Your instructions: In the material below, please retype the lines from the very first through the one with "const yExponent = 4;", exactly and without pictures.

Information provided:
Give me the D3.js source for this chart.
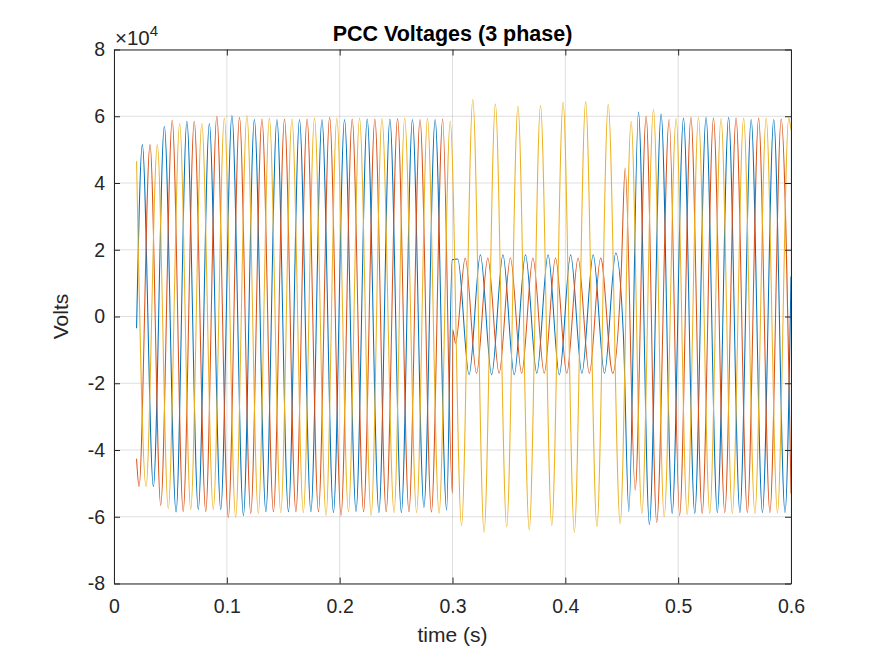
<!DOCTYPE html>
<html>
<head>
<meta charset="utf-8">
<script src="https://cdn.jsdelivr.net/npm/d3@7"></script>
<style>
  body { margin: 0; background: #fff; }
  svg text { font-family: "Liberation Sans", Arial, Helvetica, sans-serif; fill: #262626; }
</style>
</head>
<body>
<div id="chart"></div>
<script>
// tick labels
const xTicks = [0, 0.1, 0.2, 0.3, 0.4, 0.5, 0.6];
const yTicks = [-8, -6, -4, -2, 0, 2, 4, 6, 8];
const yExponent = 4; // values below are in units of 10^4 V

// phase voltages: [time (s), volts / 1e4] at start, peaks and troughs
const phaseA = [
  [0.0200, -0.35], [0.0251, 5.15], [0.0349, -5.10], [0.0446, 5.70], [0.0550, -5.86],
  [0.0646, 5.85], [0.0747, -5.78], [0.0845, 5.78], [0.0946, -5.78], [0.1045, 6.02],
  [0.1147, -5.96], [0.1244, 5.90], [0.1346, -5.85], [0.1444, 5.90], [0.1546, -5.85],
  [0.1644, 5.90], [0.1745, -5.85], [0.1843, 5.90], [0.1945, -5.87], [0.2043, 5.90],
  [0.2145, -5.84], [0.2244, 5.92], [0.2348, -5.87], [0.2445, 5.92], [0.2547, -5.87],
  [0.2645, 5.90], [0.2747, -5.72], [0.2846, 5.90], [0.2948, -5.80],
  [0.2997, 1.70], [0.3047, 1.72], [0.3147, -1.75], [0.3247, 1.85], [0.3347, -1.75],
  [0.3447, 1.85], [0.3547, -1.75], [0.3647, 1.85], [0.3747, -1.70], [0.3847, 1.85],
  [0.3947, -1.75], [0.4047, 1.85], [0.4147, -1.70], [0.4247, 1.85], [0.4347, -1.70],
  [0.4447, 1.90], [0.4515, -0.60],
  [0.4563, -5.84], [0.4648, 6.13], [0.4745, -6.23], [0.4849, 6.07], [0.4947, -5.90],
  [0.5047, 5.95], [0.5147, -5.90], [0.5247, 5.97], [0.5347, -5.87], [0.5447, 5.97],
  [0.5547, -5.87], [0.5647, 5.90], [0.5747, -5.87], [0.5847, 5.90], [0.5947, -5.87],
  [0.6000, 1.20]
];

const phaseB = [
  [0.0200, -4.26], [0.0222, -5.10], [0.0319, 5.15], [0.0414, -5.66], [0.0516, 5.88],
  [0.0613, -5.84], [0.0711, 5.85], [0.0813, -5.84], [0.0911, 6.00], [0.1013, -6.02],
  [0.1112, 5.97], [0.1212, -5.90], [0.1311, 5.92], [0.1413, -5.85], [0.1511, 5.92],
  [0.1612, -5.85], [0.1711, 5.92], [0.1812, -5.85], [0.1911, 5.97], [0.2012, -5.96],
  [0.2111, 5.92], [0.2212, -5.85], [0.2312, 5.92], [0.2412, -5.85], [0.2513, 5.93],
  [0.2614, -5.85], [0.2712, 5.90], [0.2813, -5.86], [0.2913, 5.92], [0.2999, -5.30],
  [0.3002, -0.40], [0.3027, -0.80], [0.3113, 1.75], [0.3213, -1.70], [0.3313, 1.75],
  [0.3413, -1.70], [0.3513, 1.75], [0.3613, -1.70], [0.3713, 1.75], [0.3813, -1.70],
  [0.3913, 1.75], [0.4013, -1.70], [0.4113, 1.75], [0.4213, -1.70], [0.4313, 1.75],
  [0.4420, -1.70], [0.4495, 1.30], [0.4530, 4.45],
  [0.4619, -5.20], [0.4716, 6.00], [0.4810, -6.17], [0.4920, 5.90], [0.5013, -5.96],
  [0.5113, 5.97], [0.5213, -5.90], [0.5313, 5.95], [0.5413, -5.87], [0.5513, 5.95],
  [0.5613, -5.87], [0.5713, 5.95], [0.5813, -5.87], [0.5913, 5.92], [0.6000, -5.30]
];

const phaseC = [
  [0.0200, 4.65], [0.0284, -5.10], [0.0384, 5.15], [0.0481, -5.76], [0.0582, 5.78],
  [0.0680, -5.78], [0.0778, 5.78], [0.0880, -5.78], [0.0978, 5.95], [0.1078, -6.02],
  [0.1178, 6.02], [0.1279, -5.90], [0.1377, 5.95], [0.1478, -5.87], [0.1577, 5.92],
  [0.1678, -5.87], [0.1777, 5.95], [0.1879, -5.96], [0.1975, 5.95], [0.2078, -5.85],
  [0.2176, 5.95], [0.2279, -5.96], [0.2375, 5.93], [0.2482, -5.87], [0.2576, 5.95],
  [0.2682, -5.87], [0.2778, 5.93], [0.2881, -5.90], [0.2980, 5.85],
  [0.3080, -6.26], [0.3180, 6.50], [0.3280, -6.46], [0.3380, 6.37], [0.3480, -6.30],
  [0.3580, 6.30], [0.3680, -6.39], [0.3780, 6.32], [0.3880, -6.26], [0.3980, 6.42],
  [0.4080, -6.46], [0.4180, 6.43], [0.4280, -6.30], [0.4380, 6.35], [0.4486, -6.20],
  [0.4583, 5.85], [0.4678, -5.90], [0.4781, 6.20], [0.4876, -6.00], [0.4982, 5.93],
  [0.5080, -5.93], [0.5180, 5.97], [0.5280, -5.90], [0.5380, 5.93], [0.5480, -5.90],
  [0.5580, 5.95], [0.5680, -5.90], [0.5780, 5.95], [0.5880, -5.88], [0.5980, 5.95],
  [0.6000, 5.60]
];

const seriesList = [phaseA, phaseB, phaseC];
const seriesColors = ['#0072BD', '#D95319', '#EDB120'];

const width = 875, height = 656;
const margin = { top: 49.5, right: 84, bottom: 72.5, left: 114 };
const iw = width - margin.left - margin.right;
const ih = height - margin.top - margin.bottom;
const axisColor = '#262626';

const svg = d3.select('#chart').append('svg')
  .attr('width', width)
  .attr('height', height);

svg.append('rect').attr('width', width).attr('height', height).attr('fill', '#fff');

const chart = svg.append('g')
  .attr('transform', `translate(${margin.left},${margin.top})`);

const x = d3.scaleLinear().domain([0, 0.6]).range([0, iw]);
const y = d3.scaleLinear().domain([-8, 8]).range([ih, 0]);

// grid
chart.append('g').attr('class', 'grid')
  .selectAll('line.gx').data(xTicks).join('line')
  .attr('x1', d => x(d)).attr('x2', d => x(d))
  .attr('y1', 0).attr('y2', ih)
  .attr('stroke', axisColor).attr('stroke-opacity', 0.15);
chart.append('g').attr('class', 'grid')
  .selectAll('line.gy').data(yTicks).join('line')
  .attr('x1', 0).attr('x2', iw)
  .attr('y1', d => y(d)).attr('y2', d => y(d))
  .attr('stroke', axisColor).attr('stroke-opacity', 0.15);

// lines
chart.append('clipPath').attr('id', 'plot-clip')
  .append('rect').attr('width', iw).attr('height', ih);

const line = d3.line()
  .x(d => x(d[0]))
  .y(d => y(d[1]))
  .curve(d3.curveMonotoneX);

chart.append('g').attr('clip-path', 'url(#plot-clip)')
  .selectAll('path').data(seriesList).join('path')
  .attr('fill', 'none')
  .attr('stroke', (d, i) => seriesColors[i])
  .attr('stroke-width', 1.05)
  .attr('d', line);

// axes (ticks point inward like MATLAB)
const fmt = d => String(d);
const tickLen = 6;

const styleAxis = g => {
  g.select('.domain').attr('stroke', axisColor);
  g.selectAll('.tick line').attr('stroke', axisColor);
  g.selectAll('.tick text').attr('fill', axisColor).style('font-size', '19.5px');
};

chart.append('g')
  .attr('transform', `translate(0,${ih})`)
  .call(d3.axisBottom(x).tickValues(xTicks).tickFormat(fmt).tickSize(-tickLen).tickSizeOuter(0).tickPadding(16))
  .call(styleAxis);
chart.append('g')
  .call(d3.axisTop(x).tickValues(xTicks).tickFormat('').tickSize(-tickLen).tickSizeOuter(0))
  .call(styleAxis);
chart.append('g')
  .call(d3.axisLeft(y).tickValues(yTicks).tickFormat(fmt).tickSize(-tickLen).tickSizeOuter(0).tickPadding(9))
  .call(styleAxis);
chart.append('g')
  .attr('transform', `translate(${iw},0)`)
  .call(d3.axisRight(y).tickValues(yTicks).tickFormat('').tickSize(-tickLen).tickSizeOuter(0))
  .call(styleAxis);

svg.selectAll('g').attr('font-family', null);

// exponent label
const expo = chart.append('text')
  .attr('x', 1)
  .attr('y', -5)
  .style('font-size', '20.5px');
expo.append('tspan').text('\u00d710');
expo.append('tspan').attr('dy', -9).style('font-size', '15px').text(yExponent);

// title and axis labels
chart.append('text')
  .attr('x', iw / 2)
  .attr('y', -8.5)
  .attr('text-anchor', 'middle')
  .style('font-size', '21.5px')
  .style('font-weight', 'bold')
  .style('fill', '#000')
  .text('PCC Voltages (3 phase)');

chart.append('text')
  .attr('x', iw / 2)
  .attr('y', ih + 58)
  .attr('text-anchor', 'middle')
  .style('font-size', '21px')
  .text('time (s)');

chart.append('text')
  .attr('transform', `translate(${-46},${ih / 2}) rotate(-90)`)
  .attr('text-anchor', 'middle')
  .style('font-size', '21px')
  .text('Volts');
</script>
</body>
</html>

Solution to this problem:
Give me the D3.js source for this chart.
<!DOCTYPE html>
<html>
<head>
<meta charset="utf-8">
<script src="https://cdn.jsdelivr.net/npm/d3@7"></script>
<style>
  body { margin: 0; background: #fff; }
  svg text { font-family: "Liberation Sans", Arial, Helvetica, sans-serif; fill: #262626; }
</style>
</head>
<body>
<div id="chart"></div>
<script>
// tick labels
const xTicks = [0, 0.1, 0.2, 0.3, 0.4, 0.5, 0.6];
const yTicks = [-8, -6, -4, -2, 0, 2, 4, 6, 8];
const yExponent = 4; // values below are in units of 10^4 V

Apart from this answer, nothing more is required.